Pour le tribunal, LCL a également « fait preuve d’une extrême légèreté blâmable » dans l’examen de la demande de financement du candidat. Les juges estiment par exemple que la banque aurait dû tenir compte de la diminution à venir des revenus du franchisé et de son patrimoine limité. Ils concluent que « sans ces fautes la société (franchisée) n’aurait pas exploité ce restaurant sous l’enseigne Comptoir Del ». Le tribunal décide également de libérer le franchisé de l’engagement de caution qu’il a pris pour garantir son prêt à l’égard de la banque à hauteur de 122 000 € .
Sans surprise, LCL fait appel de l’ensemble de ce jugement.
Novembre 2018 : estimant que la banque n’a commis aucune faute, la cour d’appel d’Aix-en-Provence annule sa condamnation
Devant la cour d’appel d’Aix-en-Provence, les avocats du franchisé font valoir leurs arguments. Pour eux, la banque, qui était partenaire du réseau depuis l’automne 2010, ne pouvait pas ignorer le manque de rentabilité du concept. Elle aurait dû notamment savoir que le prévisionnel du franchisé de Lens était irréaliste puisque le chiffre d’affaires présenté comme atteignable dès la première année n’était pas le reflet de la réalité des points de vente.

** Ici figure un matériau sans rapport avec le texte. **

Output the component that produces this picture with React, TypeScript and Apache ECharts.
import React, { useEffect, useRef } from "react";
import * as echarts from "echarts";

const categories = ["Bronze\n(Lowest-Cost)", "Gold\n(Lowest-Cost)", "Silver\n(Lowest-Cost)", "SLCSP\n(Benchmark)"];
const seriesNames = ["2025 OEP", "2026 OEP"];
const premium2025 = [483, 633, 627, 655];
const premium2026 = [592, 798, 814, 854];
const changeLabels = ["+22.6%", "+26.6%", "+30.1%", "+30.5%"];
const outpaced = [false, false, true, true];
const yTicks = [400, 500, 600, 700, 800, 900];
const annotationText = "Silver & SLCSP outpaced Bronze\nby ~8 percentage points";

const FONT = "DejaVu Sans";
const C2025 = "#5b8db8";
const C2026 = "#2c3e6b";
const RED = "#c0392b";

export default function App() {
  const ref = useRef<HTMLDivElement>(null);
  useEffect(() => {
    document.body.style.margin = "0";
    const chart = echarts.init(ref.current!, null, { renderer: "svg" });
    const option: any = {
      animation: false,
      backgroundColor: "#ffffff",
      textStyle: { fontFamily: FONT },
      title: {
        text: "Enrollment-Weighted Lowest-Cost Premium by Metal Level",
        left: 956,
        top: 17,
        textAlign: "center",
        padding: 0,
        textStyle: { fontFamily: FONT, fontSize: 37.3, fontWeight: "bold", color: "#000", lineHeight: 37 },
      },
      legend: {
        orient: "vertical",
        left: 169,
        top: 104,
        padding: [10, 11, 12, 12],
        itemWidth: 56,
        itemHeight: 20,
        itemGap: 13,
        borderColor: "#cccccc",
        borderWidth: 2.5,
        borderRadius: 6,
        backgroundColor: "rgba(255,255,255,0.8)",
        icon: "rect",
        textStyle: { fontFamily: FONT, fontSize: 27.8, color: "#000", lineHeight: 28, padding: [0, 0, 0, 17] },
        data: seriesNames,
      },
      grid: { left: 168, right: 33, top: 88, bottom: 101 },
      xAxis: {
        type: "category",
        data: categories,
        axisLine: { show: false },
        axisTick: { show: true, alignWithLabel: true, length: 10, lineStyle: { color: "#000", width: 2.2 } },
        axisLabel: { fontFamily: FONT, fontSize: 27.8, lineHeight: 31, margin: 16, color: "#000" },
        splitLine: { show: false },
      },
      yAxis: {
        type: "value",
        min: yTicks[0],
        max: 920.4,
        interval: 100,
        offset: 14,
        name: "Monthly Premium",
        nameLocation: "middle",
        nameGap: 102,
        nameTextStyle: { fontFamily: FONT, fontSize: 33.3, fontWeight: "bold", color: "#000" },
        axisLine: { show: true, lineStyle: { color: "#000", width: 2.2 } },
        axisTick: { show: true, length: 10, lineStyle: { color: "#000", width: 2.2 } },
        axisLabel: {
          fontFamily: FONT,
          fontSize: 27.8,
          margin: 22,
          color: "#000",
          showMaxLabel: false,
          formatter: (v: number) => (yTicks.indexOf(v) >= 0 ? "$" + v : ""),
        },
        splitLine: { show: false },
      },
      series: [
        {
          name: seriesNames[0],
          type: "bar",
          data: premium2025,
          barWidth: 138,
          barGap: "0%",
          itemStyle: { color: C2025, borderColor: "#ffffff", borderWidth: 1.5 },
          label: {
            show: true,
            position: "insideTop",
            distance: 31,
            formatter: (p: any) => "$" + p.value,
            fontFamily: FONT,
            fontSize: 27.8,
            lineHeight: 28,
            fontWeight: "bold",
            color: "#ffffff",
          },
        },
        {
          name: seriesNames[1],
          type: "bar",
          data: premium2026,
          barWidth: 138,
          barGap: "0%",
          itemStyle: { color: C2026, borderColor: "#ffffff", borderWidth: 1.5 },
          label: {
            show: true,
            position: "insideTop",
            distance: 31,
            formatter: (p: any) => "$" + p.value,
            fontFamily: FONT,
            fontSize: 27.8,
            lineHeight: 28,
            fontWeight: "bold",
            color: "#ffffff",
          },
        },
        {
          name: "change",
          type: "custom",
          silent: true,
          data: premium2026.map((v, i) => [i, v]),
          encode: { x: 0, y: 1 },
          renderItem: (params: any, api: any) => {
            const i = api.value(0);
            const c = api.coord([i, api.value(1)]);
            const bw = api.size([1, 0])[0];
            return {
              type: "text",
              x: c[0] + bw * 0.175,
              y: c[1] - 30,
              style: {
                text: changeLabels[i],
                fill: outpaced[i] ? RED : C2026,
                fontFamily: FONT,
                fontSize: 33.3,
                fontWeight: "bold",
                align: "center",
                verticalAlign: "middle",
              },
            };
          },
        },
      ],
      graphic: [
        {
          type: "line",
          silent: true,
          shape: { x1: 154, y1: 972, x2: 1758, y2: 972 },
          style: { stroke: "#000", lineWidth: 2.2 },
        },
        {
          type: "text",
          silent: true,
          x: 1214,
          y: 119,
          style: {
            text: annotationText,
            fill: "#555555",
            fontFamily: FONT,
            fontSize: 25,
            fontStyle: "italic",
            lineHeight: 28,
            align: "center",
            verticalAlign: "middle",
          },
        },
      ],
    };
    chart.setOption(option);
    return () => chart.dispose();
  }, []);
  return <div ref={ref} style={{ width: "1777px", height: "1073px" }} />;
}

Les magistrats d’Aix ne suivent pas ces arguments. Certes, ils confirment dans leur arrêt du 22 novembre 2018, l’annulation du contrat de franchise et les condamnations du franchiseur. Mais ils infirment au contraire toutes les dispositions concernant LCL.

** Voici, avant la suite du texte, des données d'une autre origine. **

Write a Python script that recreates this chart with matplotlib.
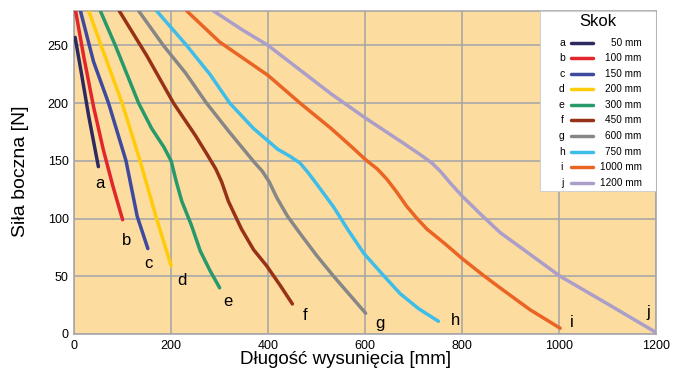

Ils relèvent d’abord que « le banquier dispensateur de crédit n’est pas tenu à l’égard de son client d’une obligation de conseil sur la viabilité de l’opération économique financée. » C’est d’autant plus vrai selon eux dans ce cas précis que le contrat de franchise a été conclu avant que le franchisé sollicite son emprunt. La banque « n’avait donc à se prononcer que sur la seule possibilité de financement du projet au regard des prévisions d’activité contenues dans le business plan (qui lui a été remis). » Des prévisions « dont il n’est même pas soutenu », notent-ils, qu’elles étaient fausses.
Les magistrats d’appel ajoutent que, tant au regard de ses 12 ans d’expérience du commerce – à la tête entre autres d’une brasserie – que de ses diplômes en ingénierie des affaires, le franchisé était « parfaitement à même d’apprécier les risques d’un emprunt professionnel pour la création d’une entreprise ».

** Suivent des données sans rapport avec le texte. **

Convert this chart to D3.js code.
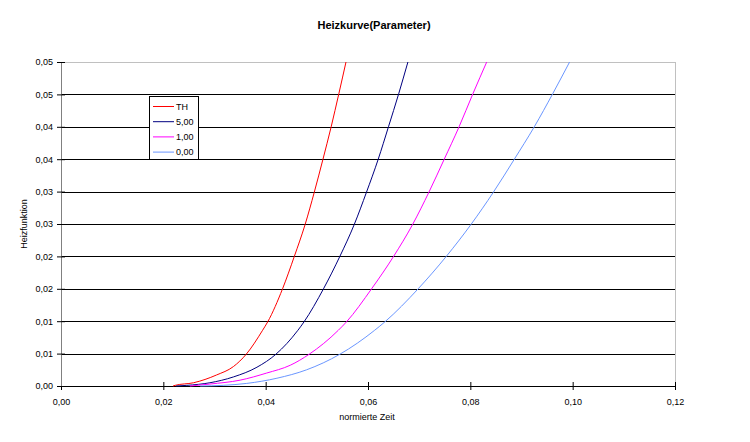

Conséquence : la banque « n’avait donc, tant à l’égard de (la société franchisée) que (du franchisé lui-même) en sa qualité de caution, pas d’obligation de mise en garde, sauf s’il est établi (qu’elle) disposait d’éléments que l’emprunteur ou la caution ignorait. »
Pour les magistrats d’appel, enfin, « il ne peut être tiré aucune conséquence » du fait que la banque était l’une des partenaires du réseau Comptoir Del. Motif : « ce réseau était en voie de création, puisque la plupart des franchisés se sont installés en 2010/2011, soit peu de temps avant (le franchisé de Lens), ce qui exclut par là même que la banque ait pu avoir connaissance de l’absence de rentabilité du concept ».
Le franchisé se voit donc débouté de ses demandes et même contraint de verser personnellement (en tant que caution du prêt) un peu plus de 100 000 € au Crédit Lyonnais. Il se pourvoit en cassation.
La Cour de cassation valide la décision de la cour d’appel et rappelle la règle sur l’obligation de mise en garde
C’est ce pourvoi que la Cour de cassation vient de rejeter par son arrêt du 29 septembre 2021.
La Cour confirme d’abord la règle générale : « L’obligation de mise en garde à laquelle peut être tenu un établissement de crédit à l’égard d’un emprunteur (ne porte pas) sur l’opportunité ou les risques de l’opération financée. » Mais seulement sur « le risque de l’endettement qui résulte (du crédit accordé) » et sur son adaptation ou non « aux capacités financières » de l’emprunteur.
Elle valide ensuite le raisonnement de la cour d’appel d’Aix-en-Provence selon lequel, dans cette affaire précise, la banque « n’avait à se prononcer que sur le financement sollicité (par le franchisé) à la lumière des prévisions d’activité » qui lui ont été transmises. Et n’avait pas « à se substituer à l’emprunteur pour apprécier la viabilité de l’opération financée ».
Enfin, la Cour de cassation estime que la cour d’appel a « légalement justifié sa décision » « par une analyse précise des documents soumis à son appréciation » en considérant que « la banque ne disposait pas, au moment de l’octroi du prêt » d’informations ignorées par le franchisé emprunteur sur ses revenus, son patrimoine ou « ses facultés prévisibles de remboursement ».
Autrement dit, selon les magistrats, rien ne permettait à la banque, lorsqu’elle a donné son accord de principe pour le crédit fin 2011, de penser que le franchisé ne pourrait pas rembourser son emprunt. Elle ne pouvait pas non plus savoir que le réseau allait en 2015 être réduit à 7 points de vente après avoir revendiqué 21 ouvertures. Tandis que le franchiseur était lui-même placé en octobre de la même année en liquidation judiciaire.